* [What you have to do] Using the data below, output the first line and every line after it up to and including the line containing "0.3, 0.35, 0.4];", exactly as written and with nothing added.

* [Material provided]
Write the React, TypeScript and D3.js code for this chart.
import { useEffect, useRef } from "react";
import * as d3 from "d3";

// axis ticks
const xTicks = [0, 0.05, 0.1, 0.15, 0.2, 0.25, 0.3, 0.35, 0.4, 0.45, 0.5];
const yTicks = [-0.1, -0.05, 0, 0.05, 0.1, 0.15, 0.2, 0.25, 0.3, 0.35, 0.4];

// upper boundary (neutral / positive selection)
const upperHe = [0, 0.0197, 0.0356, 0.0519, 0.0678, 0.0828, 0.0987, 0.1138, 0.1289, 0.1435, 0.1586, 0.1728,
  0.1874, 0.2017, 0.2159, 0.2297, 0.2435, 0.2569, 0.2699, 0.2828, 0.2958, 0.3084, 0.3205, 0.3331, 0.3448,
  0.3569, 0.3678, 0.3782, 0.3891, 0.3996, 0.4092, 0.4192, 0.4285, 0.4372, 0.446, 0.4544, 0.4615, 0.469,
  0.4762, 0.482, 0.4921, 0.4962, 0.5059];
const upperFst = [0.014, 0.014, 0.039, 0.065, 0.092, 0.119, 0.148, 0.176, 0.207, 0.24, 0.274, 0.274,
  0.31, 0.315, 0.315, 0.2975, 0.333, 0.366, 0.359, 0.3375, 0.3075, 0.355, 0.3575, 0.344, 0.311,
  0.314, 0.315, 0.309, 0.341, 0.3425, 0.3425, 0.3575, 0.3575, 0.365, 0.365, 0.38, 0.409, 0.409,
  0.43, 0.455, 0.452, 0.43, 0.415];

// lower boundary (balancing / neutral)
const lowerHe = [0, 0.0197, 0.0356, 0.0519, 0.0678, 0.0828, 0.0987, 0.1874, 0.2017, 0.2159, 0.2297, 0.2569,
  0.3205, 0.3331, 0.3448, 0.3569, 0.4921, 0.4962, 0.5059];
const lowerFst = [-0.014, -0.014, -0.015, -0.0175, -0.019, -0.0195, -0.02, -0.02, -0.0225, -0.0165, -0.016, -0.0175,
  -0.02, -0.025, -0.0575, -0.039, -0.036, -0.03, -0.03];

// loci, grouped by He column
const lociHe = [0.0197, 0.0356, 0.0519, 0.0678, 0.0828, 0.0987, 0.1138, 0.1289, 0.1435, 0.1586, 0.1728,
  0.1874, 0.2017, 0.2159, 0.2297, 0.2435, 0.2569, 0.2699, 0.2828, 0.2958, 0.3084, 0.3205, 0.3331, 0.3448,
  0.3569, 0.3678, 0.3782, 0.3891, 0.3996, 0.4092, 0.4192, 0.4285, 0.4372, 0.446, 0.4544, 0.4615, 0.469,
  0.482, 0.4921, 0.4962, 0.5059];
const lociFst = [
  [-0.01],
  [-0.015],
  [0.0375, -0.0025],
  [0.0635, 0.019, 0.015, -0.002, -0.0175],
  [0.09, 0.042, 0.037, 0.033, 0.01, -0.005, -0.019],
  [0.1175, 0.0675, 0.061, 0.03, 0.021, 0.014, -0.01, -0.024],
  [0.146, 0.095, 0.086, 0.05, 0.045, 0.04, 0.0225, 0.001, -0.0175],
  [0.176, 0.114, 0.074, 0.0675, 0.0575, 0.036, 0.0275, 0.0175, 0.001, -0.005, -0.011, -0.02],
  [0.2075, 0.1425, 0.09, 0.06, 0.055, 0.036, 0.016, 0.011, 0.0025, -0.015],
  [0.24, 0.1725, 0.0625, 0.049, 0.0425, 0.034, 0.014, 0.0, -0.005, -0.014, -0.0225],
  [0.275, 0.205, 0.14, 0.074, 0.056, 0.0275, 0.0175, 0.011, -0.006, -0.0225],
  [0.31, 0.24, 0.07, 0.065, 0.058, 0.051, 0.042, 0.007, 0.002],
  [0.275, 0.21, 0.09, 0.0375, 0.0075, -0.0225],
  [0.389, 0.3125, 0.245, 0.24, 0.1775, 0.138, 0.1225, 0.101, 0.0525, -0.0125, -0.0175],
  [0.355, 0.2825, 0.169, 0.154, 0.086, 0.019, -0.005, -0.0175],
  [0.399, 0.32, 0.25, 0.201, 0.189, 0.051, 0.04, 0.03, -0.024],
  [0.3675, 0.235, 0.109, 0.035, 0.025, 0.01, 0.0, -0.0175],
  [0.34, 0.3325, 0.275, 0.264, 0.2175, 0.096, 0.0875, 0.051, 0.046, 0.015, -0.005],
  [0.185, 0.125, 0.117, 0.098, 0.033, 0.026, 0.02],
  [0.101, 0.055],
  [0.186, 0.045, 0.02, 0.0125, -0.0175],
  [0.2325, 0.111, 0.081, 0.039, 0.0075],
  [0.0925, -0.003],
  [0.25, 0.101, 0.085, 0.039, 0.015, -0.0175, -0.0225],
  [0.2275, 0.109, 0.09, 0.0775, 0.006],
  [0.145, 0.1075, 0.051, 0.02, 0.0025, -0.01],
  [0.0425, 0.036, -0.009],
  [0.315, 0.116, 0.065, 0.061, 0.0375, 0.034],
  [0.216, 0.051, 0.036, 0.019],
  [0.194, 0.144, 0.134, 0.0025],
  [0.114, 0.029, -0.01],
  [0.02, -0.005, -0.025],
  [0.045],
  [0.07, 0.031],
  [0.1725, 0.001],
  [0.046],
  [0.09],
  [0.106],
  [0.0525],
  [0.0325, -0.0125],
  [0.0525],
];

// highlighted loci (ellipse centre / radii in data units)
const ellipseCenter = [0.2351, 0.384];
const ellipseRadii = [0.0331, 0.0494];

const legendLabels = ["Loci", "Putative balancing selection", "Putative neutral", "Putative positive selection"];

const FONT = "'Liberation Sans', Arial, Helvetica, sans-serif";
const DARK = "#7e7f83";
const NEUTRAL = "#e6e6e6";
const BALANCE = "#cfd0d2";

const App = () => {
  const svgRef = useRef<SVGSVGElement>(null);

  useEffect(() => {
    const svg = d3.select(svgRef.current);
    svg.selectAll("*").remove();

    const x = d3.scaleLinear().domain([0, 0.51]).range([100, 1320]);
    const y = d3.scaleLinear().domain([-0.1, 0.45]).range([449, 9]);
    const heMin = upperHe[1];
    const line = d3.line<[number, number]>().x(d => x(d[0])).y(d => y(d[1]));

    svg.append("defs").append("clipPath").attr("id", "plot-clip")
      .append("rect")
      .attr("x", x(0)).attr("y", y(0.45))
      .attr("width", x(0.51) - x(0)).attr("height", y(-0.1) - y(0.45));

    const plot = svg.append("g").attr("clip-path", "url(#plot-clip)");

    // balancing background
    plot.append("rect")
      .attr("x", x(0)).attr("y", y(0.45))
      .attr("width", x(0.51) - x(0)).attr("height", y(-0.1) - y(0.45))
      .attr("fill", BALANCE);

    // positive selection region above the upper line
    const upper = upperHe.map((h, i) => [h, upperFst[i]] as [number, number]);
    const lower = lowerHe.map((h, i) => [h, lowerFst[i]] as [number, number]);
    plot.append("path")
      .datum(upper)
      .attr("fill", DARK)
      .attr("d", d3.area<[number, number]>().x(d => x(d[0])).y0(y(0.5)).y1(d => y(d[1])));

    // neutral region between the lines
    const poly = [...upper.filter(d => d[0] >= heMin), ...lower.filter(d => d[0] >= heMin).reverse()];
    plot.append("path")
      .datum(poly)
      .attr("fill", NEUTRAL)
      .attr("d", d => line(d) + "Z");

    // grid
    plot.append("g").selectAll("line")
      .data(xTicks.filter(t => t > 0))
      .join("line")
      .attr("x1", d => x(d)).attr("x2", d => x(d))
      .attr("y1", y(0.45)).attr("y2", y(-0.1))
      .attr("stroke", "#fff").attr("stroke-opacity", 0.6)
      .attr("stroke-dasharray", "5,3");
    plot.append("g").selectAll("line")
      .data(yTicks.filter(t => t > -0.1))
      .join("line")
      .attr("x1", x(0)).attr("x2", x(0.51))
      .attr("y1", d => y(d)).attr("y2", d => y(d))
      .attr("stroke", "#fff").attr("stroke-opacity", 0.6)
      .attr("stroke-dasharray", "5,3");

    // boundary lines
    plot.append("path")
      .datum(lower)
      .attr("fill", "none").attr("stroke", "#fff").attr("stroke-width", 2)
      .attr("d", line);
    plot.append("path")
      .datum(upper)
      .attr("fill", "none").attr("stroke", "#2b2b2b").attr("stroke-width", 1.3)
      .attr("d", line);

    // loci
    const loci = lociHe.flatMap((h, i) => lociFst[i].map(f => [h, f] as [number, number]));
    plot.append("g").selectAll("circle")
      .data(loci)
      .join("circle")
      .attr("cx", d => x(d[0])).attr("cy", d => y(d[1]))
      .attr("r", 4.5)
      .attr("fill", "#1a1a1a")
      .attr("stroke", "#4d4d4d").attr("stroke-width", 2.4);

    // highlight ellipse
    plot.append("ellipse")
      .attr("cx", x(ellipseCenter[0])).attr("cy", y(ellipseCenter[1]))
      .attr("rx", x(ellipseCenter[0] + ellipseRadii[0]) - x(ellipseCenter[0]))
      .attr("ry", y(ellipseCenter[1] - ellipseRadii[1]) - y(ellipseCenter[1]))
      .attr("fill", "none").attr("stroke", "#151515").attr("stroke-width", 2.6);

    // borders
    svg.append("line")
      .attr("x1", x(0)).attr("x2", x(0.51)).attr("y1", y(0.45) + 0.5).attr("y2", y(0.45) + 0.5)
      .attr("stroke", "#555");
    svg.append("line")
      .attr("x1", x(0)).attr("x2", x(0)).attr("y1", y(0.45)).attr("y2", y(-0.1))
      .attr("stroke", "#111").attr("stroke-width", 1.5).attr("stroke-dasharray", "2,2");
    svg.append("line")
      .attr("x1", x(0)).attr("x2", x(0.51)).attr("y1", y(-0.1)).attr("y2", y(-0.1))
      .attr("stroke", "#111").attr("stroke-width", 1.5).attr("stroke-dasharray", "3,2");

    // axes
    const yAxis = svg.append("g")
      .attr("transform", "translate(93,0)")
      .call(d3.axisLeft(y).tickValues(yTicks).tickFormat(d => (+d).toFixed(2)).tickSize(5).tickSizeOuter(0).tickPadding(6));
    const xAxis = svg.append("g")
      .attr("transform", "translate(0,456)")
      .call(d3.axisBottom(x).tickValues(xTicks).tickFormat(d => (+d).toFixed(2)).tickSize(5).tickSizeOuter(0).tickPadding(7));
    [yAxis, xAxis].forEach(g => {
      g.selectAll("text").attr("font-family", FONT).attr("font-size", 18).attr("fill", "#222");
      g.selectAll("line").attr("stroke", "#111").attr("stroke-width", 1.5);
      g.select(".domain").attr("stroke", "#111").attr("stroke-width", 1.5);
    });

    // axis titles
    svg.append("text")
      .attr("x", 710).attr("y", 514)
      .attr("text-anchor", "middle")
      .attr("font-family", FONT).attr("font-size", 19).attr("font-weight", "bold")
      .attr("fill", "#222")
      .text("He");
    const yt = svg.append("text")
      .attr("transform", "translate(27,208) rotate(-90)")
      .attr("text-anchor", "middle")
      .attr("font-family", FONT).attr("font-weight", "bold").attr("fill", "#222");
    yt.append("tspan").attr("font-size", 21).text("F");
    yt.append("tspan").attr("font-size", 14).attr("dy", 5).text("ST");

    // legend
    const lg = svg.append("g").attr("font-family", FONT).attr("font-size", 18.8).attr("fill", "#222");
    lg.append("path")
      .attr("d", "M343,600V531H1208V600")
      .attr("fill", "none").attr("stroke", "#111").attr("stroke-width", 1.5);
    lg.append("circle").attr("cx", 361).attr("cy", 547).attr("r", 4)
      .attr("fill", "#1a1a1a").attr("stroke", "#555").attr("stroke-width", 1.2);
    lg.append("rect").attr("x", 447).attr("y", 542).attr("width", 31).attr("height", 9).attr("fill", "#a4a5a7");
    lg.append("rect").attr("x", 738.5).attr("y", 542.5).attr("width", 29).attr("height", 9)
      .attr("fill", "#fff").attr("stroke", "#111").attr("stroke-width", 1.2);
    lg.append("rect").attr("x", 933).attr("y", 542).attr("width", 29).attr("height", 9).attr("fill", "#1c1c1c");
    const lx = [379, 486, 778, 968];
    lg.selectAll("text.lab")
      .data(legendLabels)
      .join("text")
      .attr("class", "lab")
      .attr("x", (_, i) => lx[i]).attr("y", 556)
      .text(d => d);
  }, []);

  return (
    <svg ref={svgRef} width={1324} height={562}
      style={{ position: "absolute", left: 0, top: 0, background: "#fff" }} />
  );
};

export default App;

* [Problem solution]
Write the React, TypeScript and D3.js code for this chart.
import { useEffect, useRef } from "react";
import * as d3 from "d3";

// axis ticks
const xTicks = [0, 0.05, 0.1, 0.15, 0.2, 0.25, 0.3, 0.35, 0.4, 0.45, 0.5];
const yTicks = [-0.1, -0.05, 0, 0.05, 0.1, 0.15, 0.2, 0.25, 0.3, 0.35, 0.4];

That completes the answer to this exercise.